### [WHAT IS NEEDED]
How many lines of these records hold the string "matplotlib"? Reply with the number alone.

>> Begin DATA ROWS

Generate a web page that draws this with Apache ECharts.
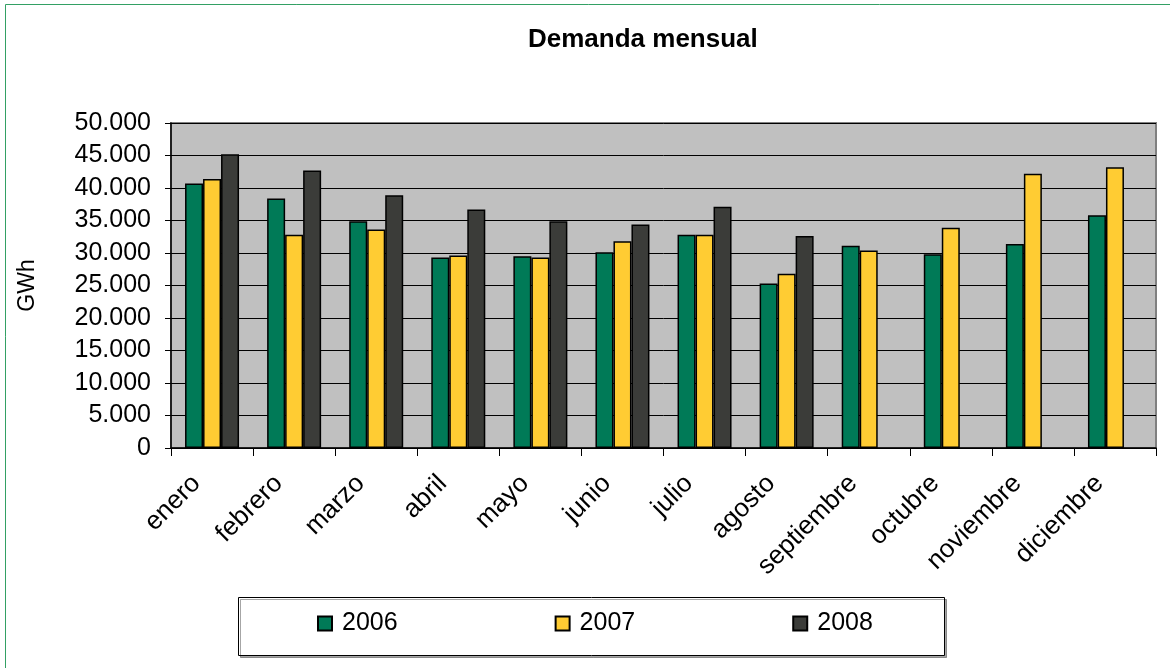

>> End DATA ROWS
>> Begin DATA ROWS

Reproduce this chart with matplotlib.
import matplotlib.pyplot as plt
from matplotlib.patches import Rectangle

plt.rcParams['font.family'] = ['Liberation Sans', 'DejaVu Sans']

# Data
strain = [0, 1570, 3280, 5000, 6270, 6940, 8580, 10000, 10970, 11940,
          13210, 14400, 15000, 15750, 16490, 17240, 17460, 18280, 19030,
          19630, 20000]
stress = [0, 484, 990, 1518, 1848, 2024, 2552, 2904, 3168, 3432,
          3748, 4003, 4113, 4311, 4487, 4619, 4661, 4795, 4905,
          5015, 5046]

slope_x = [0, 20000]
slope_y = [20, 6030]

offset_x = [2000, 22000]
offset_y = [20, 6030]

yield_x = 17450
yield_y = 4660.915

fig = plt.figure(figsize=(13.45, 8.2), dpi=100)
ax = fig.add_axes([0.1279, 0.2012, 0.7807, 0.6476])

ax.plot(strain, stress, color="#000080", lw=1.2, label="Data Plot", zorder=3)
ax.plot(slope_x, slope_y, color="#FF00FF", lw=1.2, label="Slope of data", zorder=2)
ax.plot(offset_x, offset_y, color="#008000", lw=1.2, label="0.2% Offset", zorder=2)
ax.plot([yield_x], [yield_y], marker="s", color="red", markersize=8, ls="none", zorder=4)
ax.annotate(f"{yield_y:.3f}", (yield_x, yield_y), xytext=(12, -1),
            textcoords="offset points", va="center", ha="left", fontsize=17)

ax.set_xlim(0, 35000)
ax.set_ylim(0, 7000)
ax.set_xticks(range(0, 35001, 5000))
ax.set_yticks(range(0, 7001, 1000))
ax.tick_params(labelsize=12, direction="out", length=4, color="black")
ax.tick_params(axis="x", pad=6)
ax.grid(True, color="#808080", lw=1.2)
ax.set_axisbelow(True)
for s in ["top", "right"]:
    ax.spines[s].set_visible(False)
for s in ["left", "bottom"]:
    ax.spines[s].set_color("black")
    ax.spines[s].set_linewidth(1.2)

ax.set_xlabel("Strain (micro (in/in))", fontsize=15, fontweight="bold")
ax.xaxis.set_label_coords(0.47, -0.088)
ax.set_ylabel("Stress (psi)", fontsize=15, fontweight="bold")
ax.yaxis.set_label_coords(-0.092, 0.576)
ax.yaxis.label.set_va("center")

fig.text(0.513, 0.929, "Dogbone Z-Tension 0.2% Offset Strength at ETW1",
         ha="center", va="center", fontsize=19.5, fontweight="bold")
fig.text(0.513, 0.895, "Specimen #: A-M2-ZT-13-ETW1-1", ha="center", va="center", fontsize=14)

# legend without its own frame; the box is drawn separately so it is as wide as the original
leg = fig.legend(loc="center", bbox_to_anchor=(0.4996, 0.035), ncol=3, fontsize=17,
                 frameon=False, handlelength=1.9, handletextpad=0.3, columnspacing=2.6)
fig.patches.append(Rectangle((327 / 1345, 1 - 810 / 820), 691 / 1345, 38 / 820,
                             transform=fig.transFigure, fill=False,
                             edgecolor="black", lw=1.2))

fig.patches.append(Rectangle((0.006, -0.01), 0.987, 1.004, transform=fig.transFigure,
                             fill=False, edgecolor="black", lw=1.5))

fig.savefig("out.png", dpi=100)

>> End DATA ROWS

### [TASK ANSWER]
3